The incident response playbook applies to “incidents that involve confirmed malicious cyber activity and for which a major incident has been declared or not yet been reasonably ruled out,” such as cyberattacks involving lateral movement, compromised administrator accounts or network intrusions. It does not include response activities involving threats to classified information or national security systems. The playbook highlights various steps that agencies can take to detect and analyze incidents, such as determining the scope of the investigation, as well as containment and recovery efforts.
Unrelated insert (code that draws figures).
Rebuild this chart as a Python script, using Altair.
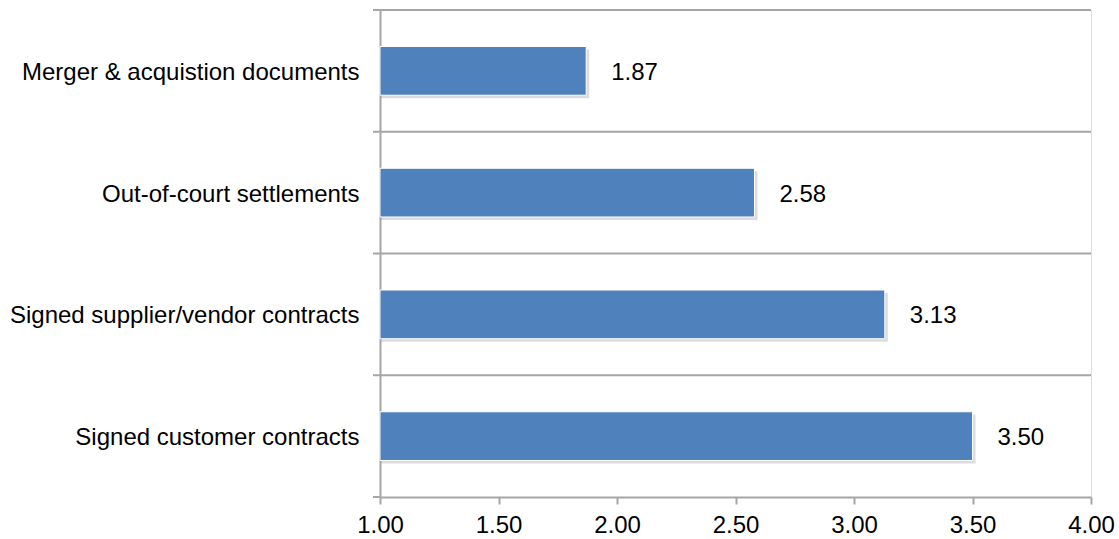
import altair as alt
import pandas as pd

categories = [
    "Merger & acquistion documents",
    "Out-of-court settlements",
    "Signed supplier/vendor contracts",
    "Signed customer contracts",
]
values = [1.87, 2.58, 3.13, 3.50]
x_ticks = [1.0, 1.5, 2.0, 2.5, 3.0, 3.5, 4.0]

df = pd.DataFrame({"category": categories, "value": values})

W, H = 711, 487
FONT = "Liberation Sans"
FS = 24
GRID = "#a6a6a6"

yenc = alt.Y(
    "category:N",
    sort=categories,
    scale=alt.Scale(paddingInner=0, paddingOuter=0),
    axis=alt.Axis(
        title=None, ticks=False, grid=False, labelPadding=21, labelOffset=2,
        labelFontSize=FS, labelFont=FONT, labelColor="#000000",
        domainColor=GRID, domainWidth=2, labelLimit=400,
    ),
)
xscale = alt.Scale(domain=[1, 4], nice=False, zero=False)
xenc = alt.X(
    "value:Q",
    scale=xscale,
    axis=alt.Axis(
        title=None, values=x_ticks, format=".2f", grid=False, labelFlush=False,
        tickColor=GRID, tickWidth=2, tickSize=7, labelPadding=9,
        labelFontSize=FS, labelFont=FONT, labelColor="#000000",
        domainColor=GRID, domainWidth=2,
    ),
)

base = alt.Chart(df)

grid = base.mark_rule(color=GRID, strokeWidth=2).encode(
    y=alt.Y("category:N", sort=categories, bandPosition=0),
    x=alt.value(-7),
    x2=alt.value(W),
)
bottom_tick = base.mark_rule(color=GRID, strokeWidth=2).encode(
    y=alt.value(H), x=alt.value(-7), x2=alt.value(0)
)

shadow = base.mark_bar(
    color="#9a9a9a", opacity=0.35, height=alt.RelativeBandSize(0.4),
    xOffset=3, yOffset=3,
).encode(y=yenc, x=xenc, x2=alt.datum(1))

bars = base.mark_bar(
    color="#4F81BD", height=alt.RelativeBandSize(0.4),
    stroke="#ffffff", strokeWidth=1,
).encode(y=yenc, x=xenc, x2=alt.datum(1))

labels = base.mark_text(
    align="left", baseline="middle", dx=25, dy=2, fontSize=FS, font=FONT, color="#000000"
).encode(
    y=yenc,
    x=xenc,
    text=alt.Text("value:Q", format=".2f"),
)

chart = (
    alt.layer(grid, bottom_tick, shadow, bars, labels)
    .properties(
        width=W, height=H,
        autosize=alt.AutoSizeParams(type="none"),
        padding={"left": 380, "top": 10, "right": 28, "bottom": 42},
    )
    .configure_view(stroke=None)
    .configure(background="#ffffff")
)

chart.save("out.html", embed_options={"renderer": "svg", "actions": False})
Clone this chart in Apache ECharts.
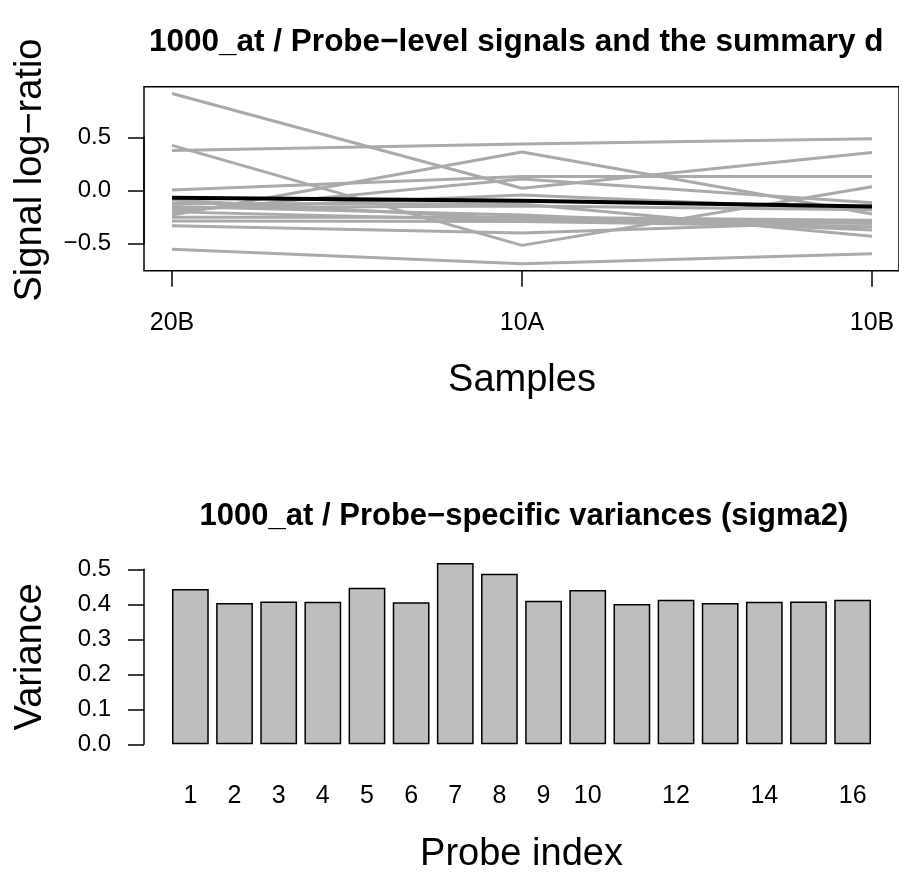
<!DOCTYPE html>
<html><head><meta charset="utf-8">
<script src="https://cdn.jsdelivr.net/npm/echarts@6/dist/echarts.min.js"></script>
<style>html,body{margin:0;padding:0;background:#fff}#c{width:899px;height:875px}</style>
</head><body><div id="c"></div>
<script>
// ---- data ----
const samples = ['20B', '10A', '10B'];
const probeSignals = [
  [0.917, 0.023, 0.360],
  [0.427, -0.516, 0.038],
  [0.380, 0.440, 0.490],
  [-0.230, 0.365, -0.220],
  [0.007, 0.133, 0.133],
  [-0.200, 0.110, -0.114],
  [-0.553, -0.690, -0.595],
  [-0.330, -0.400, -0.290],
  [-0.285, -0.290, -0.340],
  [-0.150, -0.230, -0.370],
  [-0.120, -0.126, -0.430],
  [-0.088, -0.270, -0.300],
  [-0.180, -0.040, -0.180],
  [-0.250, -0.250, -0.280],
  [-0.160, -0.145, -0.180],
  [-0.200, -0.280, -0.310]
];
const summarySignal = [-0.066, -0.094, -0.150];
const probeIndex = ['1','2','3','4','5','6','7','8','9','10','11','12','13','14','15','16'];
const variances = [0.444, 0.404, 0.408, 0.407, 0.447, 0.406, 0.518, 0.487, 0.410, 0.441, 0.401, 0.413, 0.404, 0.407, 0.408, 0.413];
const shownProbeLabels = ['1','2','3','4','5','6','7','8','9','10','12','14','16'];

const FONT = '"Liberation Sans", Arial, Helvetica, sans-serif';
const fmt = v => (v < 0 ? '\u2212' : '') + Math.abs(v).toFixed(1);

const series = probeSignals.map((vals, i) => ({
  type: 'line', xAxisIndex: 1, yAxisIndex: 1, data: vals, symbol: 'none',
  lineStyle: { color: '#aaaaaa', width: 3 }, silent: true, z: 2
}));
series.push({
  type: 'line', xAxisIndex: 1, yAxisIndex: 1, data: summarySignal, symbol: 'none',
  lineStyle: { color: '#000000', width: 4 }, silent: true, z: 3
});
series.push({
  type: 'bar', xAxisIndex: 3, yAxisIndex: 3, data: variances, barCategoryGap: '16.7%',
  itemStyle: { color: '#bebebe', borderColor: '#000', borderWidth: 1.5 }, silent: true
});

const tickStyle = { show: true, inside: false, length: 16, lineStyle: { color: '#000', width: 1.5 } };
const lblStyle = { color: '#000', fontSize: 24, fontFamily: FONT };
const xLblStyle = { color: '#000', fontSize: 25, fontFamily: FONT };
const nameStyle = { color: '#000', fontSize: 38, fontFamily: FONT };

const option = {
  animation: false,
  backgroundColor: '#fff',
  title: [
    { text: '1000_at / Probe\u2212level signals and the summary d', left: 144, top: 21,
      textStyle: { fontSize: 31.5, fontWeight: 'bold', fontFamily: FONT, color: '#000' } },
    { text: '1000_at / Probe\u2212specific variances (sigma2)', left: 519, top: 496, textAlign: 'center',
      textStyle: { fontSize: 31, fontWeight: 'bold', fontFamily: FONT, color: '#000' } }
  ],
  grid: [
    { left: 144, top: 86.7, width: 756, height: 184, show: true, borderColor: '#000', borderWidth: 1.5, backgroundColor: 'transparent' },
    { left: 172, top: 86.7, width: 700, height: 184 },
    { left: 144, top: 137.3, width: 700, height: 106 },
    { left: 168.3, top: 551.8, width: 706.4, height: 192.5 },
    { left: 144, top: 569.3, width: 704, height: 175 },
    { left: 144, top: 78, width: 700, height: 184 }
  ],
  xAxis: [
    { gridIndex: 0, type: 'value', show: false },
    { gridIndex: 1, type: 'category', data: samples, boundaryGap: false,
      axisLine: { show: false, onZero: false }, axisTick: tickStyle, splitLine: { show: false },
      axisLabel: Object.assign({ margin: 40 }, xLblStyle),
      name: 'Samples', nameLocation: 'middle', nameGap: 91, nameTextStyle: nameStyle },
    { gridIndex: 2, type: 'value', show: false },
    { gridIndex: 3, type: 'category', data: probeIndex,
      axisLine: { show: false, onZero: false }, axisTick: { show: false }, splitLine: { show: false },
      axisLabel: Object.assign({ margin: 39, interval: (i, v) => shownProbeLabels.includes(v) }, xLblStyle),
      name: 'Probe index', nameLocation: 'middle', nameGap: 91, nameTextStyle: nameStyle },
    { gridIndex: 4, type: 'value', show: false },
    { gridIndex: 5, type: 'value', show: false }
  ],
  yAxis: [
    { gridIndex: 0, type: 'value', min: -0.755, max: 0.981, show: false },
    { gridIndex: 1, type: 'value', min: -0.755, max: 0.981, show: false, splitLine: { show: false } },
    { gridIndex: 2, type: 'value', min: -0.5, max: 0.5, interval: 0.5,
      axisLine: { show: true, lineStyle: { color: '#000', width: 1.5 } }, axisTick: tickStyle, splitLine: { show: false },
      axisLabel: Object.assign({ margin: 33, formatter: fmt }, lblStyle) },
    { gridIndex: 3, type: 'value', min: 0, max: 0.55, show: false, splitLine: { show: false } },
    { gridIndex: 4, type: 'value', min: 0, max: 0.5, interval: 0.1,
      axisLine: { show: true, lineStyle: { color: '#000', width: 1.5 } }, axisTick: tickStyle, splitLine: { show: false },
      axisLabel: Object.assign({ margin: 33, formatter: fmt }, lblStyle),
      name: 'Variance', nameLocation: 'middle', nameGap: 94, nameTextStyle: nameStyle },
    { gridIndex: 5, type: 'value', min: 0, max: 1,
      axisLine: { show: false }, axisTick: { show: false }, axisLabel: { show: false }, splitLine: { show: false },
      name: 'Signal log\u2212ratio', nameLocation: 'middle', nameGap: 94, nameTextStyle: nameStyle }
  ],
  series: series
};
const chart = echarts.init(document.getElementById('c'));
chart.setOption(option);
</script>
</body></html>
The vulnerability response playbook, meanwhile, offers guidance around adhering to effective vulnerability management practices, identifying potential actively exploited flaws on systems and applying patches. The playbooks focus on post-incident activities by instructing agencies to conduct a “lessons learned” type of analysis to review the efficiency of the incident handling, and they also prioritize coordination by instructing agencies to share cyber threat intelligence data or report information about how vulnerabilities are being exploited to CISA.

The new playbooks come as the Biden administration seeks to tighten the timeline for agencies to identify and mitigate flaws in their systems, on the heels of several high-profile cyberattacks that have involved critical infrastructure and government systems. Earlier in November, CISA created a catalog of known, actively exploited vulnerabilities and announced it would require federal civilian agencies to apply patches for them in “a more aggressive” timeline.

“This important step, set in motion by President Biden’s Cyber Executive Order, will enable more comprehensive analysis and mitigation of vulnerabilities and incidents across the civilian enterprise,” said Matt Hartman, deputy executive assistant director for cybersecurity, in a Tuesday statement. “We encourage our public and private sector partners to review the playbooks to take stock of their own vulnerability and incident response practices.”